London has been my home—and as a food and drinks writer, I think there are few better places to live. Forget the 30 years out-of-date stereotypes about British food. Today's London showcases an exceptionally diverse, dynamic, and thrilling food scene.
Whether you aim for Michelin-starred restaurants or cozy neighborhood cafes, gastropubs or coffee shops, bustling street markets or glam food halls, the British capital offers an unending cornucopia to devour. If you have just three days to spend in the city, here are the foodie spots you can’t miss.
London weather is temperate but often rainy—keep your layers and umbrella handy.
If you only have time for one thing, make it Borough Market, London’s top food pilgrimage point.
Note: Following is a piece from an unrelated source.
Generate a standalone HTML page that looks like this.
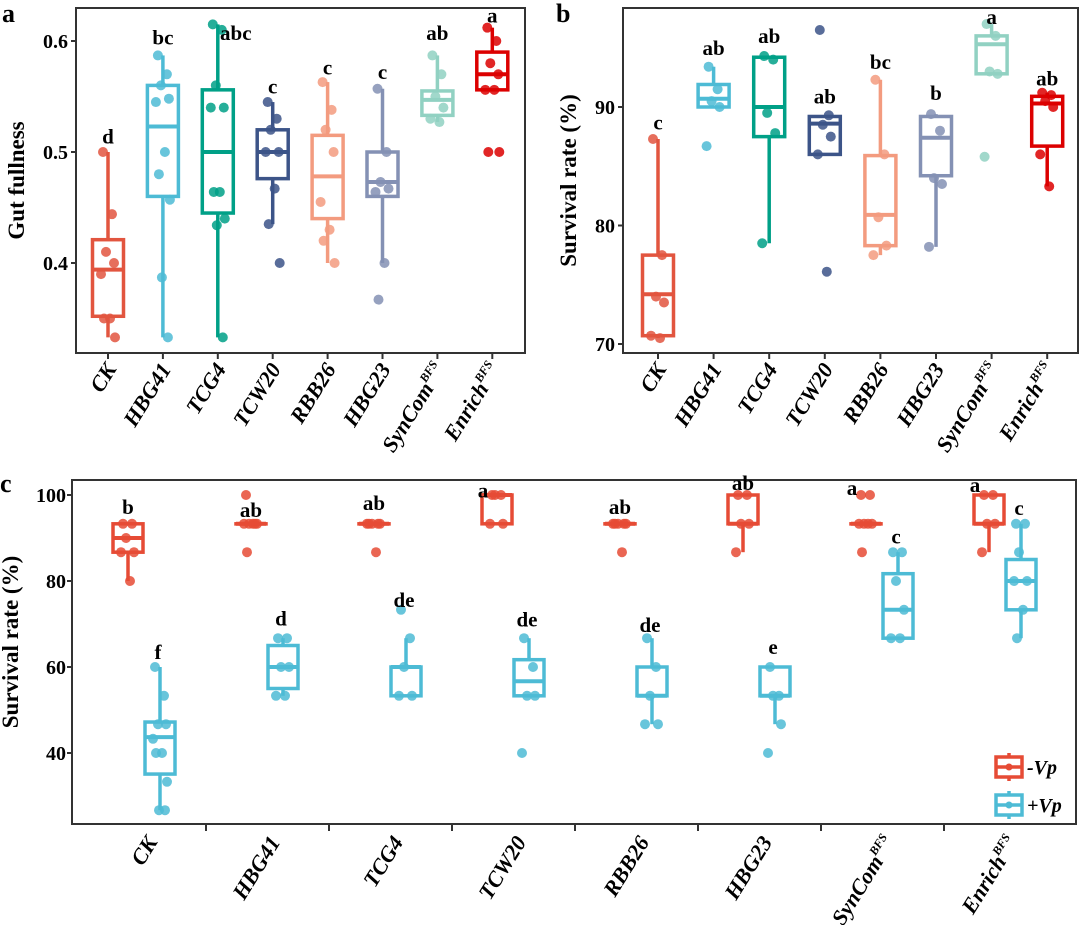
<!DOCTYPE html>
<html><head><meta charset="utf-8">
<style>
body{margin:0;background:#fff;}
svg{display:block;font-family:"Liberation Serif",serif;font-weight:bold;}
</style></head>
<body>
<svg id="fig" width="1080" height="925" viewBox="0 0 1080 925"></svg>
<script>
// ---------- shared ----------
const categories = ["CK","HBG41","TCG4","TCW20","RBB26","HBG23","SynCom","Enrich"];
const colorsAB = ["#e2553f","#4dbbd5","#00a087","#3c5488","#f39b7f","#8491b4","#91d1c2","#dc0000"];

// ---------- panel a: gut fullness ----------
const aQ1  = [0.352,0.460,0.445,0.476,0.440,0.460,0.533,0.556];
const aMed = [0.394,0.523,0.500,0.500,0.478,0.473,0.547,0.570];
const aQ3  = [0.421,0.560,0.556,0.520,0.515,0.500,0.555,0.590];
const aLo  = [0.333,0.333,0.333,0.435,0.400,0.400,0.527,0.556];
const aHi  = [0.500,0.587,0.615,0.545,0.563,0.557,0.587,0.612];
const aPts = [
 [0.5,0.444,0.41,0.4,0.39,0.35,0.35,0.333],
 [0.587,0.57,0.56,0.548,0.545,0.5,0.48,0.457,0.387,0.333],
 [0.615,0.61,0.56,0.54,0.54,0.464,0.464,0.44,0.434,0.333],
 [0.545,0.53,0.52,0.5,0.5,0.467,0.435,0.4],
 [0.563,0.538,0.52,0.5,0.455,0.43,0.42,0.4],
 [0.557,0.5,0.473,0.467,0.464,0.4,0.367],
 [0.587,0.57,0.55,0.54,0.53,0.527],
 [0.612,0.6,0.58,0.57,0.556,0.556,0.5,0.5]];
const aLetters = ["d","bc","abc","c","c","c","ab","a"];
const aLetterVal = [0.514,0.603,0.607,0.559,0.576,0.572,0.607,0.623];
const aTicks = [0.4,0.5,0.6];

// ---------- panel b: survival ----------
const bQ1  = [70.7,90.0,87.5,86.0,78.3,84.2,92.8,86.7];
const bMed = [74.2,90.7,90.0,88.6,80.9,87.4,95.3,90.3];
const bQ3  = [77.5,91.9,94.2,89.2,85.9,89.2,96.0,90.9];
const bLo  = [70.5,90.0,78.5,86.0,77.5,78.2,92.8,83.3];
const bHi  = [87.3,93.4,94.3,89.2,92.3,89.4,97.0,91.2];
const bPts = [
 [87.3,77.5,74,73.5,70.7,70.5],
 [93.4,91.5,90.5,90,86.7],
 [94.3,94,89.5,87.8,78.5],
 [96.5,89.3,88.5,87.5,86,76.1],
 [92.3,86,80.7,78.3,77.5],
 [89.4,88,84,83.5,78.2],
 [97,96,93,92.8,85.8],
 [91.2,91,90.5,90,86,83.3]];
const bLetters = ["c","ab","ab","ab","bc","b","a","ab"];
const bLetterVal = [88.7,95.0,96.0,90.9,93.8,91.2,97.6,92.4];
const bTicks = [70,80,90];

// ---------- panel c: survival -Vp / +Vp ----------
const cMinusQ1  = [86.7,93.3,93.3,93.3,93.3,93.3,93.3,93.3];
const cMinusMed = [90.0,93.3,93.3,100,93.3,93.3,93.3,93.3];
const cMinusQ3  = [93.3,93.3,93.3,100,93.3,100,93.3,100];
const cMinusLo  = [80.0,93.3,93.3,93.3,93.3,86.7,93.3,86.7];
const cMinusHi  = [93.3,93.3,93.3,100,93.3,100,93.3,100];
const cMinusPts = [
 [93.3,93.3,90,86.7,86.7,80],
 [100,93.3,93.3,93.3,93.3,93.3,86.7],
 [93.3,93.3,93.3,93.3,93.3,86.7],
 [100,100,100,93.3,93.3],
 [93.3,93.3,93.3,93.3,93.3,86.7],
 [100,100,93.3,93.3,86.7],
 [100,100,93.3,93.3,93.3,93.3,86.7],
 [100,100,93.3,93.3,86.7]];
const cPlusQ1  = [35.1,55.0,53.3,53.3,53.3,53.3,66.7,73.3];
const cPlusMed = [43.7,60.0,60.0,56.7,53.3,53.3,73.3,80.0];
const cPlusQ3  = [47.2,65.0,60.0,61.7,60.0,60.0,81.7,85.0];
const cPlusLo  = [26.7,53.3,53.3,53.3,46.7,46.7,66.7,66.7];
const cPlusHi  = [60.0,66.7,66.7,66.7,66.7,60.0,86.7,93.3];
const cPlusPts = [
 [60,53.3,46.7,46.7,43.3,40,40,33.3,26.7,26.7],
 [66.7,66.7,60,60,53.3,53.3],
 [73.3,66.7,60,53.3,53.3],
 [66.7,60,53.3,53.3,40],
 [66.7,60,53.3,46.7,46.7],
 [60,53.3,53.3,46.7,40],
 [86.7,86.7,80,73.3,66.7,66.7],
 [93.3,93.3,86.7,80,80,73.3,66.7]];
const cMinusLetters = ["b","ab","ab","a","ab","ab","a","a"];
const cMinusLetterVal = [97.2,96.5,98.1,101.0,97.2,102.8,101.6,102.3];
const cPlusLetters = ["f","d","de","de","de","e","c","c"];
const cPlusLetterVal = [63.5,71.3,75.6,71.0,69.8,64.7,90.3,97.0];
const cTicks = [40,60,80,100];

const NS = "http://www.w3.org/2000/svg";
const svg = document.getElementById("fig");
function mk(tag, attrs, parent){
  const e = document.createElementNS(NS, tag);
  for (const k in attrs) e.setAttribute(k, attrs[k]);
  (parent||svg).appendChild(e);
  return e;
}
const jitter = [-5,4,-2,6,-7,2,-4,7,-1,5];

function drawBox(g, x, w, q1, med, q3, lo, hi, pts, col, yf, name){
  const grp = mk("g", {}, g);
  
  
  pts.forEach((v,i)=>{
    const c = mk("circle", {cx: x + jitter[i%jitter.length], cy: yf(v), r: 5, fill: col, "fill-opacity": 0.85}, grp);
    
    
  });
  const wl = mk("line", {x1:x, x2:x, y1:yf(hi), y2:yf(q3), stroke:col, "stroke-width":3.5}, grp);
  
  
  const wl2 = mk("line", {x1:x, x2:x, y1:yf(q1), y2:yf(lo), stroke:col, "stroke-width":3.5}, grp);
  
  
  const r = mk("rect", {x:x-w/2, y:yf(q3), width:w, height:Math.max(0.1,yf(q1)-yf(q3)), fill:"none", stroke:col, "stroke-width":3.5}, grp);
  
  
  const m = mk("line", {x1:x-w/2, x2:x+w/2, y1:yf(med), y2:yf(med), stroke:col, "stroke-width":4}, grp);
  
  
}

function xLabel(g, x, y, name, fs){
  const t = mk("text", {x:x, y:y, "text-anchor":"end", "font-size":fs, "font-style":"italic", transform:`rotate(-58 ${x} ${y})`}, g);
  
  
  if (name==="SynCom" || name==="Enrich"){
    t.appendChild(document.createTextNode(name));
    const s = mk("tspan", {"font-size": fs*0.55, dy: -fs*0.45}, t);
    s.textContent = "BFS";
  } else t.textContent = name;
}

function panelAB(opts){
  const g = mk("g", {});
  
  
  const {L,R,T,B,v0,y0,v1,y1,x0,dx} = opts;
  const yf = v => y0 + (v - v0) * (y1 - y0) / (v1 - v0);
  const xf = i => x0 + i*dx;
  const fr = mk("rect", {x:L, y:T, width:R-L, height:B-T, fill:"none", stroke:"#333", "stroke-width":2}, g);
  
  
  opts.ticks.forEach(t=>{
    mk("line", {x1:L-5, x2:L, y1:yf(t), y2:yf(t), stroke:"#333", "stroke-width":2}, g);
    const tl = mk("text", {x:L-8, y:yf(t)+7, "text-anchor":"end", "font-size":20}, g);
    
    
    tl.textContent = opts.fmt(t);
  });
  categories.forEach((c,i)=>{
    mk("line", {x1:xf(i), x2:xf(i), y1:B, y2:B+6, stroke:"#333", "stroke-width":2}, g);
    drawBox(g, xf(i), 31, opts.q1[i], opts.med[i], opts.q3[i], opts.lo[i], opts.hi[i], opts.pts[i], colorsAB[i], yf, 'box-' + c.toLowerCase());
    const lt = mk("text", {x:xf(i) + (opts.letters[i]==="abc"?18:0), y:yf(opts.letterVal[i])+7, "text-anchor":"middle", "font-size":21}, g);
    
    
    lt.textContent = opts.letters[i];
    xLabel(g, xf(i)+9, B+16, c, 22);
  });
  const yt = mk("text", {x:0, y:0, "text-anchor":"middle", "font-size":23, transform:`translate(${opts.titleX} ${(T+B)/2}) rotate(-90)`}, g);
  
  
  yt.textContent = opts.title;
  const pl = mk("text", {x:opts.labelX, y:22, "font-size":26}, g);
  
  
  pl.textContent = opts.label;
}

panelAB({name:"panel-a-gut-fullness", L:76, R:525, T:8, B:353, v0:0.4, y0:263, v1:0.6, y1:41, x0:108, dx:54.9,
  ticks:aTicks, fmt:t=>t.toFixed(1), q1:aQ1, med:aMed, q3:aQ3, lo:aLo, hi:aHi, pts:aPts,
  letters:aLetters, letterVal:aLetterVal, title:"Gut fullness", titleX:24, label:"a", labelX:2});
panelAB({name:"panel-b-survival", L:623, R:1078, T:8, B:353, v0:70, y0:344, v1:90, y1:107, x0:658, dx:55.6,
  ticks:bTicks, fmt:t=>String(t), q1:bQ1, med:bMed, q3:bQ3, lo:bLo, hi:bHi, pts:bPts,
  letters:bLetters, letterVal:bLetterVal, title:"Survival rate (%)", titleX:576, label:"b", labelX:556});

// ---------- panel c ----------
(function(){
  const g = mk("g", {});
  
  
  const L=72,R=1076,T=480,B=824;
  const yf = v => 495 + (100 - v) * 4.3;
  const xc = i => 144 + i*123;
  const fr = mk("rect", {x:L, y:T, width:R-L, height:B-T, fill:"none", stroke:"#333", "stroke-width":2}, g);
  
  
  cTicks.forEach(t=>{
    mk("line", {x1:L-5, x2:L, y1:yf(t), y2:yf(t), stroke:"#333", "stroke-width":2}, g);
    const tl = mk("text", {x:L-6, y:yf(t)+7, "text-anchor":"end", "font-size":20}, g);
    
    
    tl.textContent = t;
  });
  const red="#e64b35", blue="#4dbbd5";
  categories.forEach((c,i)=>{
    if (i<7) mk("line", {x1:xc(i)+62, x2:xc(i)+62, y1:B, y2:B+7, stroke:"#333", "stroke-width":2}, g);
    drawBox(g, xc(i)-16, 30, cMinusQ1[i], cMinusMed[i], cMinusQ3[i], cMinusLo[i], cMinusHi[i], cMinusPts[i], red, yf, 'box-minus-vp-' + c.toLowerCase());
    drawBox(g, xc(i)+16, 30, cPlusQ1[i], cPlusMed[i], cPlusQ3[i], cPlusLo[i], cPlusHi[i], cPlusPts[i], blue, yf, 'box-plus-vp-' + c.toLowerCase());
    const l1 = mk("text", {x:xc(i)-16 + (cMinusLetters[i]==="a"?-14:0), y:yf(cMinusLetterVal[i])+7, "text-anchor":"middle", "font-size":21}, g);
    
    
    l1.textContent = cMinusLetters[i];
    const l2 = mk("text", {x:xc(i)+14, y:yf(cPlusLetterVal[i])+7, "text-anchor":"middle", "font-size":21}, g);
    
    
    l2.textContent = cPlusLetters[i];
    xLabel(g, xc(i)+14, 842, c, 22);
  });
  const yt = mk("text", {x:0, y:0, "text-anchor":"middle", "font-size":23, transform:`translate(18 ${(T+B)/2-10}) rotate(-90)`}, g);
  
  
  yt.textContent = "Survival rate (%)";
  const pl = mk("text", {x:0, y:492, "font-size":26}, g);
  
  
  pl.textContent = "c";
  // legend
  const lg = mk("g", {}, g);
  
  
  [["-Vp",red,767],["+Vp",blue,805]].forEach(([lab,col,y])=>{
    const e = mk("g", {}, lg);
    
    
    mk("line", {x1:1009, x2:1009, y1:y-14, y2:y+14, stroke:col, "stroke-width":3.5}, e);
    mk("rect", {x:996, y:y-10, width:26, height:20, fill:"#fff", stroke:col, "stroke-width":3.5}, e);
    mk("line", {x1:996, x2:1022, y1:y, y2:y, stroke:col, "stroke-width":3.5}, e);
    mk("circle", {cx:1009, cy:y, r:3.5, fill:col}, e);
    const t = mk("text", {x:1027, y:y+7, "font-size":20, "font-style":"italic"}, e);
    t.textContent = lab;
  });
})();
</script>
</body></html>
It’s time to get reacquainted with British food. Check your outdated thoughts at the door and discover decadent options on a tasting tour, from classic pub fare like fish and chips to fresh scones and artisanal cheeses. Even better, visit Borough Market, ground zero for local and visiting food lovers.
What's more English than afternoon tea? Save space for finger sandwiches and petits fours to accompany tea and Champagne, and enjoy them in a fancy hotel, aboard a double-decker bus, or at Kensington Palace. Or, if you’re after the harder stuff, discover London’s gin craze heyday on a bibulous tour.
London has been a brewing capital for centuries, and beer styles ranging from porter to IPA can trace their legacy to the British capital. Exploring that liquid history is a London must, and a pub tour is the perfect introduction. For something more new-school, try a craft beer tour.
After a pint (or several), there’s nothing like a hearty meal—you shouldn't leave London without an Indian feast. “Indian” as a blanket term fails to convey the city's breadth. From Pakistani and Bangladeshi spots in East London to those that capture India’s regional diversity, there’s so much to taste and explore.
Speaking of Bangladeshi food, head to London’s East End—one of the city’s foodie must-visit areas—to find curries aplenty on Brick Lane. But that’s just one stop on an eclectic walking tour. In addition to wandering Shoreditch and spotting street art (and historical landmarks), you’ll sample favorites from bagels to bacon sandwiches.
The vibrant central London neighborhood of Soho is popular for its many top-notch restaurants, not to mention its ineffable nightlife scene, LGBTQ-friendly venues, and late-night festivities. Since it really comes into its own at night, book a nighttime tour to end your trip on a high note.